The story is based on a tiny piece of Tolkien’s writings, setting out how the legendary king of Rohan, Helm Hammerhand (voiced by Brian Cox) had the great fortress of Helm’s Deep built to defend his people from the wild men of Dunland. The siege of Helm’s Deep is a standout sequence in The Two Towers and there’s a good chance that this will have the same level of excitement. Cox is great casting, and his Helm should have some great moments – his one-punch KO shown in the trailer is what earned him the nickname Hammerhand – but a lot of the focus here seems to be on his daughter Hèra, voiced by Gaia Wise. If there’s one valid criticism of the Lord of the Rings as a whole it’s the lack of strong female characters (off the top of my head I can think of six named female characters that appear across the entire 10 hour trilogy, and one of those is a giant spider – if you add the 10 hours of Hobbit films it goes up to a lofty seven), but female representation is something anime often excels at. Hèra, a fiery shieldmaiden of Rohan, is clearly channelling Miranda Otto’s Eowyn, who also appears in this as a narrator to provide some connective thread to the original trilogy.

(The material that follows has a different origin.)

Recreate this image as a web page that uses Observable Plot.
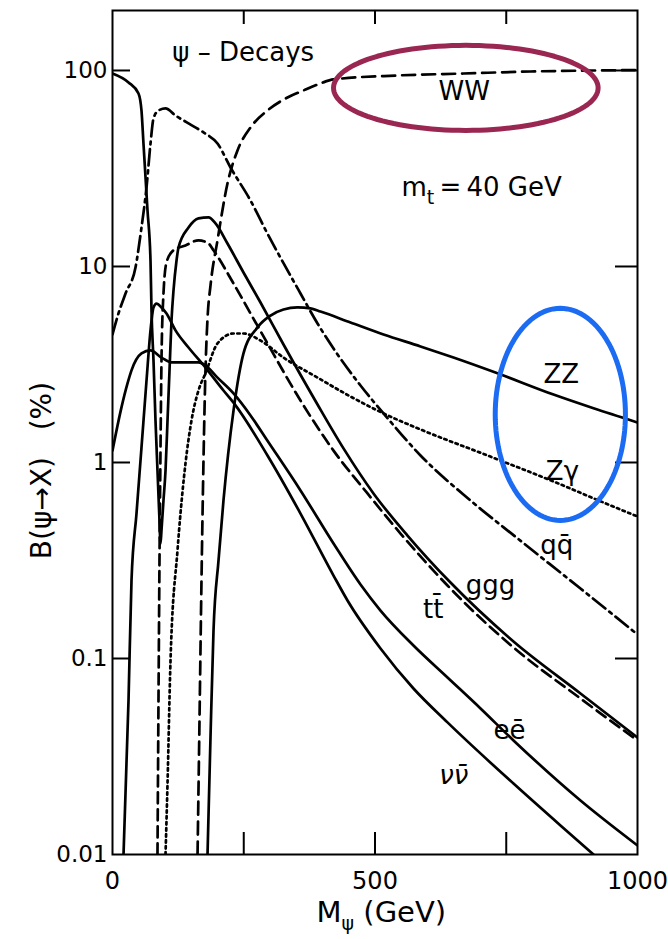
<!DOCTYPE html>
<html><head><meta charset="utf-8">
<script src="https://cdn.jsdelivr.net/npm/d3@7"></script>
<script src="https://cdn.jsdelivr.net/npm/@observablehq/plot@0.6"></script>
<style>
html,body{margin:0;padding:0;background:#fff;}
#chart svg{display:block;}
#chart svg [aria-label="x-axis tick label"]{font-size:24px;}
#chart svg [aria-label="y-axis tick label"]{font-size:23px;}
</style>
</head><body><div id="chart"></div>
<script>
// ---- data (M_psi in GeV, branching ratio in %) ----
const WW_M = [162,165.7,169.5,173.3,177.1,181,186.7,200,219,238.1,262.9,295.2,333.3,363.8,396.2,421,542.9,668.6,796.2,923.8,1000];
const WW_B = [0.01,0.0483,0.25,1.02,2.95,5.43,8.0,13.6,26.5,39.1,51.2,62.5,72.8,79.1,85.9,90,94.3,96.5,98.8,100,100.5];

const QQ_M = [0,11.4,24.8,43.8,55.2,64.8,72.4,78.1,87.6,101,120,144.8,173.3,200,224.8,262.9,295.2,325.7,358.1,390.5,421,472.4,516.2,586.7,681.9,771.4,891.4,1000];
const QQ_B = [4.5,5.76,7.28,9.88,15.8,25.3,42.4,56.9,62.5,64,58.9,53.7,48.3,42.4,32,21.7,14.7,10.4,7.28,5.12,3.815,2.47,1.78,1.086,0.64,0.41,0.2275,0.1326];

const GGG_M = [0,30.5,49.5,55.2,59,62.9,66.7,72.4,74.3,78.1,81.9,85.7,89.5,91.4,93.3,97.1,101,104.8,108.6,112.4,116.2,121.9,125.7,144.8,163.8,182.9,196.2,219,249.5,281.9,325.7,390.5,440,497.1,561.9,643.8,763.8,891.4,1000];
const GGG_B = [96.5,86.9,76.3,62.5,42.4,28.5,19.3,10.7,5.96,3.31,1.64,0.91,0.506,0.386,0.45,0.64,0.91,1.64,2.95,5.30,7.54,10.7,12.5,15.8,17.6,17.8,16.6,13.1,9.32,6.55,4.0,1.977,1.18,0.695,0.424,0.244,0.1221,0.0663,0.0395];

const TT_M = [85.7,87.6,89.5,91.4,93.3,97.1,102.9,116.2,139,163.8,182.9,192.4,230.5,262.9,295.2,358.1,421,485.7,548.6,611.4,638.1,763.8,891.4,1000];
const TT_B = [0.01,0.0611,0.316,1.15,3.31,7.28,10.5,12.1,12.8,13.6,13.1,12.1,8.19,5.76,4.05,2.07,1.15,0.695,0.434,0.281,0.2357,0.1138,0.0625,0.0382];

const EE_M = [0,17.1,28.6,36.2,55.2,72.4,93.3,112.4,139,163.8,177.1,200,230.5,262.9,295.2,358.1,421,472.4,510.5,573.3,638.1,701,763.8,891.4,1000];
const EE_B = [1.15,1.91,2.53,2.95,3.60,3.73,3.43,3.24,3.24,3.24,3.13,2.71,2.25,1.737,1.29,0.72,0.386,0.2385,0.1757,0.1165,0.080,0.0556,0.0382,0.01886,0.01112];

const NN_M = [21,30.5,36.2,45.7,55.2,64.8,72.4,78.1,83.8,93.3,102.9,120,144.8,177.1,211.4,230.5,295.2,358.1,421,447.6,510.5,573.3,638.1,763.8,853.3,916.2];
const NN_B = [0.01,0.0611,0.25,0.549,1.19,2.62,4.72,6.18,6.47,6.18,5.76,4.72,3.86,3.05,2.33,2.02,1.086,0.549,0.265,0.1977,0.1125,0.0703,0.0472,0.0230,0.01406,0.01];

const ZZ_M = [181,186.7,192.4,201.9,211.4,230.5,249.5,276.2,301,325.7,352.4,377,396.2,453.3,516.2,586.7,649.5,733.3,840,916.2,1000];
const ZZ_B = [0.01,0.04,0.139,0.316,0.64,1.84,3.6,4.89,5.62,6.03,6.18,6.11,5.89,5.18,4.50,3.91,3.43,2.85,2.22,1.89,1.60];

const ZG_M = [101,104.8,110.5,123.8,129.5,139,150.5,163.8,177.1,200,230.5,249.5,281.9,325.7,390.5,453.3,516.2,586.7,714.3,840,935.2,1000];
const ZG_B = [0.01,0.023,0.0977,0.356,0.549,0.988,1.64,2.33,2.85,4.05,4.55,4.55,4.19,3.43,2.71,2.17,1.78,1.474,1.086,0.80,0.625,0.530];

// tick values
const X_LABEL_TICKS = [0,500,1000];
const X_MARK_TICKS = [250,500,750];
const Y_LABEL_TICKS = [0.01,0.1,1,10,100];
const Y_MARK_TICKS = [0.1,1,10,100];

// in-plot labels
const LABEL_TEXT = ["ψ – Decays","WW","m_t\u2009=\u200940 GeV","ZZ","Zγ","qq\u0304","ggg","tt\u0304","eē"];
const LABEL_M = [249,670,703,855,857,846,720,611,756];
const LABEL_B = [123.6,78.2,25.3,2.81,0.899,0.378,0.236,0.178,0.043];
const NU_TEXT = ["νν\u0304"];
const NU_M = [650];
const NU_B = [0.0253];

// axis titles (placed in data units, outside the frame)
const X_TITLE = ["M_ψ (GeV)"];
const X_TITLE_M = [512];
const X_TITLE_B = [0.00506];
const Y_TITLE = ["B(ψ→X)\u00a0\u00a0\u00a0(%)"];
const Y_TITLE_M = [-135];
const Y_TITLE_B = [0.91];

// highlight ellipses: centre (GeV, %), half-width (GeV), half-height (decades)
const ELL_CM = [673, 853];
const ELL_CB = [81.5, 1.76];
const ELL_RM = [252, 124];
const ELL_RD = [0.217, 0.541];

// ---- build ----
const rows = (M, B) => M.map((m, i) => ({m, b: B[i]}));
const ellipse = (k) => d3.range(0, 121).map(j => {
  const t = j / 120 * 2 * Math.PI;
  return {m: ELL_CM[k] + ELL_RM[k] * Math.cos(t), b: ELL_CB[k] * Math.pow(10, ELL_RD[k] * Math.sin(t))};
});
const mk = (T, M, B) => T.map((t, i) => ({t, m: M[i], b: B[i]}));

const W = 668, H = 939, ML = 112, MR = 31, MT = 10, MB = 85;
const PW = W - ML - MR, PH = H - MT - MB;
const sw = 2.7;
const lineOpts = (extra) => Object.assign({x: "m", y: "b", stroke: "black", strokeWidth: sw, curve: "monotone-x", clip: true}, extra);

const plot = Plot.plot({
  width: W, height: H,
  marginLeft: ML, marginRight: MR, marginTop: MT, marginBottom: MB,
  style: {fontFamily: "DejaVu Sans", fontSize: "24px", color: "black", background: "white"},
  x: {domain: [0, 1000]},
  y: {type: "log", domain: [0.01, 202.3]},
  marks: [
    Plot.axisX({ticks: X_LABEL_TICKS, tickSize: 0, tickPadding: 17, label: null, tickFormat: d => String(d)}),
    Plot.axisY({ticks: Y_LABEL_TICKS, tickSize: 0, tickPadding: 5, label: null, tickFormat: d => String(d)}),
    Plot.tickY(Y_MARK_TICKS, {y: d => d, insetRight: PW - 18, strokeWidth: 2}),
    Plot.tickY(Y_MARK_TICKS, {y: d => d, insetLeft: PW - 22, strokeWidth: 2}),
    Plot.tickX(X_MARK_TICKS, {x: d => d, insetTop: PH - 22, strokeWidth: 2}),
    Plot.tickX(X_MARK_TICKS, {x: d => d, insetBottom: PH - 14, strokeWidth: 2}),
    Plot.line(rows(QQ_M, QQ_B), lineOpts({strokeDasharray: "16,5,3,5"})),
    Plot.line(rows(WW_M, WW_B), lineOpts({strokeDasharray: "13,7"})),
    Plot.line(rows(TT_M, TT_B), lineOpts({strokeDasharray: "11,6"})),
    Plot.line(rows(ZG_M, ZG_B), lineOpts({strokeDasharray: "2.4,3.6"})),
    Plot.line(rows(GGG_M, GGG_B), lineOpts({})),
    Plot.line(rows(EE_M, EE_B), lineOpts({})),
    Plot.line(rows(NN_M, NN_B), lineOpts({})),
    Plot.line(rows(ZZ_M, ZZ_B), lineOpts({})),
    Plot.line(ellipse(0), {x: "m", y: "b", stroke: "#9a2652", strokeWidth: 5, curve: "linear-closed"}),
    Plot.line(ellipse(1), {x: "m", y: "b", stroke: "#1b6cf2", strokeWidth: 5, curve: "linear-closed"}),
    Plot.text(mk(LABEL_TEXT, LABEL_M, LABEL_B), {x: "m", y: "b", text: "t", fontSize: 26, fill: "black"}),
    Plot.text(mk(NU_TEXT, NU_M, NU_B), {x: "m", y: "b", text: "t", fontSize: 26, fontStyle: "italic", fill: "black"}),
    Plot.text(mk(X_TITLE, X_TITLE_M, X_TITLE_B), {x: "m", y: "b", text: "t", fontSize: 29, fill: "black"}),
    Plot.text(mk(Y_TITLE, Y_TITLE_M, Y_TITLE_B), {x: "m", y: "b", text: "t", rotate: -90, fontSize: 28, fill: "black"}),
    Plot.frame({stroke: "black", strokeWidth: 2})
  ]
});

// subscripts written as "a_b" in the text
const NS = "http://www.w3.org/2000/svg";
plot.querySelectorAll("text").forEach(el => {
  const s = el.textContent;
  const i = s.indexOf("_");
  if (i < 0) return;
  const a = document.createElementNS(NS, "tspan"); a.textContent = s.slice(0, i);
  const b = document.createElementNS(NS, "tspan"); b.textContent = s.slice(i + 1, i + 2);
  b.setAttribute("dy", "8"); b.setAttribute("font-size", "19");
  const c = document.createElementNS(NS, "tspan"); c.textContent = s.slice(i + 2);
  c.setAttribute("dy", "-8");
  el.textContent = "";
  el.append(a, b, c);
});

document.getElementById("chart").appendChild(plot);
</script>
</body></html>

Also connecting it to the original films are the gorgeously animated backgrounds, which have captured the majesty of New Zealand beautifully, and some cues from Howard Shore’s incredible score. The Rohan music is particularly evocative and I just know it’s going to give me shivers hearing it coming out of a big screen again.
There are a couple of moments in the trailer that make the Tolkien purist in me slightly anxious (why would a mumak be chasing a Rohirrim shieldmaiden past the Watcher in the Water’s pool outside Moria?) but hopefully it will make more sense in context. Overall I am very much looking forward to seeing how this turns out, and I hope it spawns more experimental dips in the vast oceans of Tolkien’s Rings appendices.
- The Lord of the Rings: The War of the Rohirrim on IMDB
- The Lord of the Rings: The War of the Rohirrim on Rotten Tomatoes
If you only see one film this week…
It won’t be as awards-worthy as Queer, but I can’t not go for a unique take on my favourite cinematic IP – my film of the week this week is The Lord of the Rings: The War of the Rohirrim.
Still in cinemas and worth a watch
Trailer of the week
Kraven the Hunter may have him facing off against gangsters and the Rhino, but in 28 Years Later Aaron Taylor-Johnson will be trying desperately to survive a plague of rage-infested zombies. Danny Boyle and Alex Garland are back with the third in their 28 Wotsits Later trilogy (possibly not the franchise’s official title) with an incredibly creepy trailer – the chanting voiceover, quoting a Rudyard Kipling poem, lends a sense of insanity to the proceedings, laden over imagery of towers of skulls and blood-spattered Teletubbies. Also in the cast are Ralph Fiennes, Jodie Comer, Jack O’Connell, Erin Kellyman, and the now Oscar-winning Cillian Murphy returning to his breakthrough role from the first movie.